Le gouvernement français ne peut pas s’y opposer. Il ne peut que promettre d’indemniser les agriculteurs si la production devait être touchée. La FNSEA fait remarquer que la France est le seul pays à totalement interdire cette famille d'insecticides. Et c’est ce qui est très difficile à comprendre. La cour de justice européenne a obligé la France à respecter sa propre réglementation mais l’Europe, de son côté, n’interdit pas tous les néonicotinoïdes. Si bien que tous nos voisins vont pouvoir continuer à utiliser certains de ces pesticides.

Et le risque, c’est qu’en cas d’attaque des pucerons au printemps, la production de betteraves sucrières s’effondre. La France, premier producteur de sucre en Europe, pourrait se retrouver obligée d’importer. Importer du sucre d’Allemagne, d’Espagne ou du Brésil, des pays qui utilisent tous ces pesticides que nous avons interdit.
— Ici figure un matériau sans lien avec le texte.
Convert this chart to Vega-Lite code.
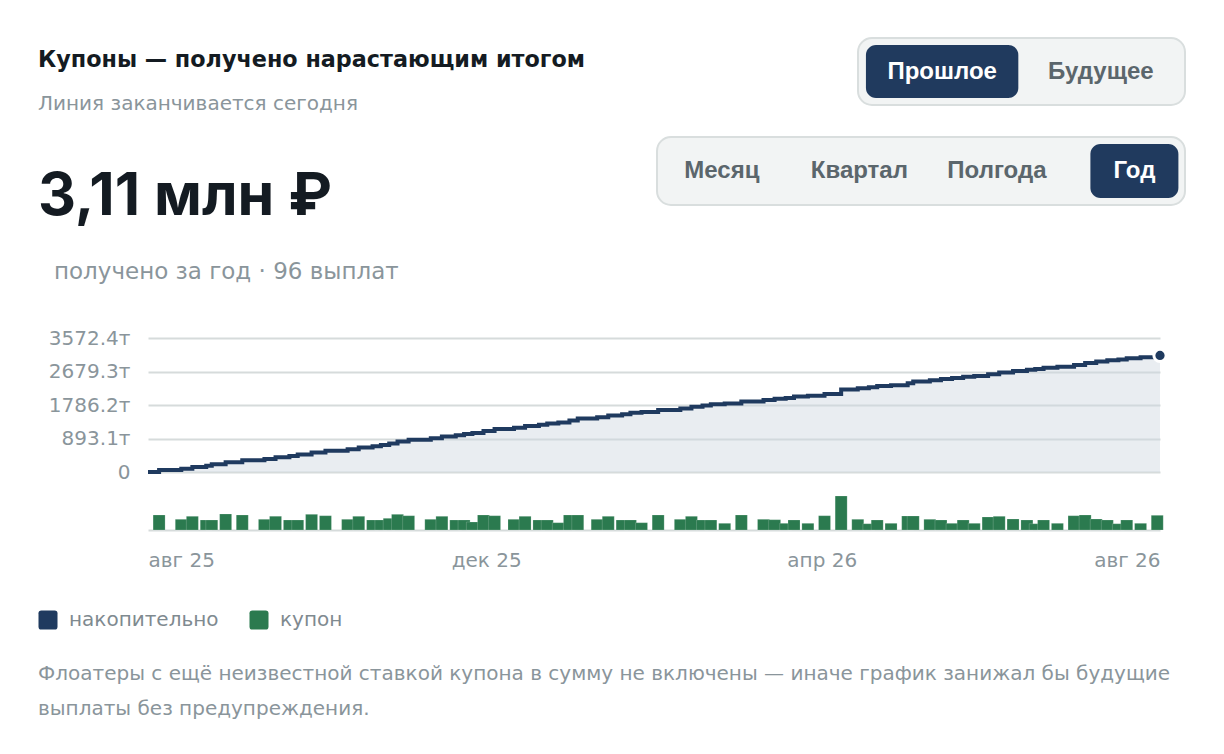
{
  "$schema": "https://vega.github.io/schema/vega-lite/v6.json",
  "background": "#ffffff",
  "padding": {"left": 38, "top": 37, "right": 0, "bottom": 0},
  "config": {
    "font": "DejaVu Sans",
    "view": {"stroke": null},
    "title": {"font": "DejaVu Sans", "subtitleFont": "DejaVu Sans"}
  },
  "datasets": {
    "pay": [
      {"d": "2025-08-01", "v": 0},
      {"d": "2025-08-05", "v": 51.5},
      {"d": "2025-08-13", "v": 36.8},
      {"d": "2025-08-17", "v": 47.1},
      {"d": "2025-08-22", "v": 34.4},
      {"d": "2025-08-24", "v": 34.4},
      {"d": "2025-08-29", "v": 55.0},
      {"d": "2025-09-04", "v": 51.5},
      {"d": "2025-09-12", "v": 36.8},
      {"d": "2025-09-16", "v": 47.1},
      {"d": "2025-09-21", "v": 34.4},
      {"d": "2025-09-24", "v": 34.4},
      {"d": "2025-09-29", "v": 53.9},
      {"d": "2025-10-04", "v": 49.1},
      {"d": "2025-10-12", "v": 36.8},
      {"d": "2025-10-16", "v": 47.1},
      {"d": "2025-10-21", "v": 34.4},
      {"d": "2025-10-24", "v": 34.4},
      {"d": "2025-10-27", "v": 40.2},
      {"d": "2025-10-30", "v": 53.9},
      {"d": "2025-11-03", "v": 49.1},
      {"d": "2025-11-11", "v": 36.8},
      {"d": "2025-11-15", "v": 47.1},
      {"d": "2025-11-20", "v": 34.4},
      {"d": "2025-11-23", "v": 34.4},
      {"d": "2025-11-26", "v": 27.5},
      {"d": "2025-11-30", "v": 51.5},
      {"d": "2025-12-04", "v": 49.1},
      {"d": "2025-12-11", "v": 36.8},
      {"d": "2025-12-15", "v": 47.1},
      {"d": "2025-12-20", "v": 34.4},
      {"d": "2025-12-23", "v": 34.4},
      {"d": "2025-12-27", "v": 25.1},
      {"d": "2025-12-31", "v": 51.5},
      {"d": "2026-01-03", "v": 51.5},
      {"d": "2026-01-10", "v": 36.8},
      {"d": "2026-01-14", "v": 47.1},
      {"d": "2026-01-19", "v": 34.4},
      {"d": "2026-01-22", "v": 34.4},
      {"d": "2026-01-26", "v": 25.1},
      {"d": "2026-02-01", "v": 51.5},
      {"d": "2026-02-09", "v": 36.8},
      {"d": "2026-02-13", "v": 47.1},
      {"d": "2026-02-17", "v": 34.4},
      {"d": "2026-02-20", "v": 34.4},
      {"d": "2026-02-25", "v": 23.0},
      {"d": "2026-03-03", "v": 51.5},
      {"d": "2026-03-11", "v": 36.8},
      {"d": "2026-03-15", "v": 35.4},
      {"d": "2026-03-19", "v": 23.0},
      {"d": "2026-03-22", "v": 34.4},
      {"d": "2026-03-27", "v": 23.0},
      {"d": "2026-04-02", "v": 49.1},
      {"d": "2026-04-08", "v": 116.8},
      {"d": "2026-04-14", "v": 36.8},
      {"d": "2026-04-18", "v": 21.6},
      {"d": "2026-04-21", "v": 34.4},
      {"d": "2026-04-26", "v": 23.0},
      {"d": "2026-05-02", "v": 48.1},
      {"d": "2026-05-04", "v": 48.1},
      {"d": "2026-05-10", "v": 36.8},
      {"d": "2026-05-14", "v": 34.4},
      {"d": "2026-05-18", "v": 23.0},
      {"d": "2026-05-22", "v": 34.4},
      {"d": "2026-05-26", "v": 23.0},
      {"d": "2026-05-31", "v": 44.7},
      {"d": "2026-06-04", "v": 47.1},
      {"d": "2026-06-09", "v": 37.8},
      {"d": "2026-06-14", "v": 34.4},
      {"d": "2026-06-17", "v": 21.6},
      {"d": "2026-06-20", "v": 34.4},
      {"d": "2026-06-25", "v": 23.0},
      {"d": "2026-07-01", "v": 49.1},
      {"d": "2026-07-05", "v": 51.5},
      {"d": "2026-07-09", "v": 37.8},
      {"d": "2026-07-13", "v": 34.4},
      {"d": "2026-07-17", "v": 21.6},
      {"d": "2026-07-20", "v": 34.4},
      {"d": "2026-07-25", "v": 23.0},
      {"d": "2026-07-31", "v": 50.5},
      {"d": "2026-08-01", "v": 0}
    ]
  },
  "title": {
    "text": ["Флоатеры с ещё неизвестной ставкой купона в сумму не включены — иначе график занижал бы будущие", "выплаты без предупреждения."],
    "orient": "bottom",
    "anchor": "start",
    "frame": "bounds",
    "fontSize": 20,
    "fontWeight": "normal",
    "color": "#8a959b",
    "lineHeight": 35,
    "offset": 34
  },
  "spacing": 0,
  "resolve": {"scale": {"color": "independent"}},
  "vconcat": [
    {
      "bounds": "flush",
      "spacing": 40,
      "hconcat": [
        {
          "width": 670,
          "height": 98,
          "data": {"values": []},
          "mark": "point",
          "title": {
            "text": "Купоны — получено нарастающим итогом",
            "subtitle": "Линия заканчивается сегодня",
            "anchor": "start",
            "frame": "group",
            "orient": "top",
            "dx": -110,
            "offset": -76,
            "fontSize": 22.3,
            "fontWeight": "bold",
            "color": "#141b22",
            "subtitleFontSize": 20,
            "subtitleColor": "#8a959b",
            "subtitlePadding": 23
          }
        },
        {
          "width": 327,
          "height": 67,
          "view": {"fill": "#f2f4f4", "stroke": "#d9dede", "strokeWidth": 2, "cornerRadius": 14},
          "data": {"values": [
            {"g": "режим", "opt": "Прошлое", "on": true},
            {"g": "режим", "opt": "Будущее", "on": false}
          ]},
          "encoding": {
            "x": {"field": "opt", "type": "nominal", "axis": null,
                  "scale": {"type": "band", "domain": ["Прошлое", "Будущее"], "paddingInner": 0.04, "paddingOuter": 0.05}},
            "y": {"field": "g", "type": "nominal", "axis": null,
                  "scale": {"type": "band", "paddingInner": 0, "paddingOuter": 0.13}}
          },
          "layer": [
            {"transform": [{"filter": "datum.on"}],
             "mark": {"type": "bar", "cornerRadius": 10, "color": "#203a5e"}},
            {"mark": {"type": "text", "font": "Liberation Sans", "fontSize": 24, "fontWeight": "bold", "baseline": "middle"},
             "encoding": {
               "text": {"field": "opt"},
               "color": {"condition": {"test": "datum.on", "value": "#ffffff"}, "value": "#5b666c"}
             }}
          ]
        }
      ]
    },
    {
      "bounds": "flush",
      "spacing": 40,
      "hconcat": [
        {
          "width": 469,
          "height": 124,
          "data": {"values": []},
          "mark": "point",
          "title": {
            "text": "3,11 млн ₽",
            "anchor": "start",
            "frame": "group",
            "orient": "top",
            "font": "Inter",
            "dx": -110,
            "offset": -90,
            "fontSize": 59,
            "fontWeight": "bold",
            "color": "#141b22"
          }
        },
        {
          "width": 528,
          "height": 68,
          "view": {"fill": "#f2f4f4", "stroke": "#d9dede", "strokeWidth": 2, "cornerRadius": 14},
          "data": {"values": [
            {"g": "период", "opt": "Месяц", "on": false},
            {"g": "период", "opt": "Квартал", "on": false},
            {"g": "период", "opt": "Полгода", "on": false},
            {"g": "период", "opt": "Год", "on": true}
          ]},
          "encoding": {
            "x": {"field": "opt", "type": "nominal", "axis": null,
                  "scale": {"type": "band", "domain": ["Месяц", "Квартал", "Полгода", "Год"], "paddingInner": 0.36, "paddingOuter": 0.1, "align": 0.76}},
            "y": {"field": "g", "type": "nominal", "axis": null,
                  "scale": {"type": "band", "paddingInner": 0, "paddingOuter": 0.13}}
          },
          "layer": [
            {"transform": [{"filter": "datum.on"}],
             "mark": {"type": "bar", "cornerRadius": 10, "color": "#203a5e"}},
            {"mark": {"type": "text", "font": "Liberation Sans", "fontSize": 24, "fontWeight": "bold", "baseline": "middle"},
             "encoding": {
               "text": {"field": "opt"},
               "color": {"condition": {"test": "datum.on", "value": "#ffffff"}, "value": "#5b666c"}
             }}
          ]
        }
      ]
    },
    {
      "bounds": "flush",
      "spacing": 24,
      "vconcat": [
        {
          "width": 1012,
          "height": 134,
          "data": {"name": "pay"},
          "transform": [
            {"window": [{"op": "sum", "field": "v", "as": "cum"}], "sort": [{"field": "d"}], "frame": [null, 0]}
          ],
          "title": {
            "text": "получено за год · 96 выплат",
            "anchor": "start",
            "frame": "group",
            "orient": "top",
            "dx": -94,
            "offset": 44,
            "fontSize": 23,
            "fontWeight": "normal",
            "color": "#8a959b"
          },
          "encoding": {
            "x": {"field": "d", "type": "temporal", "axis": null,
                  "scale": {"type": "utc", "padding": 0, "domain": [{"year": 2025, "month": 8, "date": 1, "utc": true}, {"year": 2026, "month": 8, "date": 1, "utc": true}]}},
            "y": {"field": "cum", "type": "quantitative",
                  "scale": {"domain": [0, 3572.4], "nice": false},
                  "axis": {"values": [0, 893.1, 1786.2, 2679.3, 3572.4],
                           "labelExpr": "datum.value == 0 ? '0' : format(datum.value, '.1f') + 'т'",
                           "title": null, "domain": false, "ticks": false,
                           "grid": true, "gridColor": "#d6dbdb", "gridWidth": 2,
                           "labelFontSize": 20, "labelColor": "#8a959b", "labelPadding": 18}}
          },
          "layer": [
            {"mark": {"type": "area", "interpolate": "step-after", "color": "#cfd8e1", "opacity": 0.45}},
            {"mark": {"type": "line", "interpolate": "step-after", "strokeWidth": 4},
             "encoding": {
               "color": {"datum": "накопительно",
                         "scale": {"domain": ["накопительно", "купон"], "range": ["#1f3a5f", "#2b7a4f"]},
                         "legend": {
                           "title": null, "orient": "none", "legendX": -110, "legendY": 272, "direction": "horizontal",
                           "padding": 0,
                           "symbolType": "M-1,-0.7 Q-1,-1 -0.7,-1 L0.7,-1 Q1,-1 1,-0.7 L1,0.7 Q1,1 0.7,1 L-0.7,1 Q-1,1 -1,0.7 Z",
                           "symbolSize": 361, "symbolStrokeWidth": 0,
                           "labelFontSize": 20, "labelColor": "#7f8a90", "labelOffset": 11, "columnPadding": 30,
                           "encode": {"symbols": {"update": {"fill": {"scale": "color", "field": "value"}, "opacity": {"value": 1}}}}
                         }}
             }},
            {"transform": [
               {"joinaggregate": [{"op": "max", "field": "cum", "as": "mx"}]},
               {"filter": "datum.cum == datum.mx && datum.v == 0"}
             ],
             "mark": {"type": "point", "filled": true, "size": 150, "color": "#1f3a5f", "stroke": "#ffffff", "strokeWidth": 3, "opacity": 1}}
          ]
        },
        {
          "width": 1012,
          "height": 34,
          "data": {"name": "pay"},
          "transform": [{"filter": "datum.v > 0"}],
          "mark": {"type": "bar", "size": 12, "stroke": "#ffffff", "strokeWidth": 0.6, "strokeOpacity": 0.3},
          "encoding": {
            "x": {"field": "d", "type": "temporal",
                  "scale": {"type": "utc", "padding": 0, "domain": [{"year": 2025, "month": 8, "date": 1, "utc": true}, {"year": 2026, "month": 8, "date": 1, "utc": true}]},
                  "axis": {"values": [{"year": 2025, "month": 8, "date": 1, "utc": true}, {"year": 2025, "month": 12, "date": 1, "utc": true}, {"year": 2026, "month": 4, "date": 1, "utc": true}, {"year": 2026, "month": 8, "date": 1, "utc": true}],
                           "labelExpr": "['янв','фев','мар','апр','май','июн','июл','авг','сен','окт','ноя','дек'][utcmonth(datum.value)] + ' ' + utcFormat(datum.value, '%y')",
                           "labelFlush": true, "ticks": false, "grid": false,
                           "domain": true, "domainColor": "#d6dbdb", "domainWidth": 2,
                           "labelFontSize": 20, "labelColor": "#8a959b", "labelPadding": 20, "title": null}},
            "y": {"field": "v", "type": "quantitative", "scale": {"domain": [0, 116.8], "nice": false}, "axis": null},
            "color": {"datum": "купон",
                      "scale": {"domain": ["накопительно", "купон"], "range": ["#1f3a5f", "#2b7a4f"]},
                      "legend": {
                        "title": null, "orient": "none", "legendX": -110, "legendY": 272, "direction": "horizontal",
                        "padding": 0,
                        "symbolType": "M-1,-0.7 Q-1,-1 -0.7,-1 L0.7,-1 Q1,-1 1,-0.7 L1,0.7 Q1,1 0.7,1 L-0.7,1 Q-1,1 -1,0.7 Z",
                        "symbolSize": 361, "symbolStrokeWidth": 0,
                        "labelFontSize": 20, "labelColor": "#7f8a90", "labelOffset": 11, "columnPadding": 30,
                        "encode": {"symbols": {"update": {"fill": {"scale": "color", "field": "value"}, "opacity": {"value": 1}}}}
                      }}
          }
        }
      ]
    }
  ]
}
Tout cela possiblement accompagné d’une flambée des prix.

C'est ce que les agriculteurs ne comprennent pas. Et c’est pour manifester cette incompréhension que les producteurs de betteraves vont défiler en tracteur ce mercredi matin dans Paris. Officiellement pour défendre la souveraineté alimentaire, en réalité pour défendre un pesticide qu’ils jugent indispensable.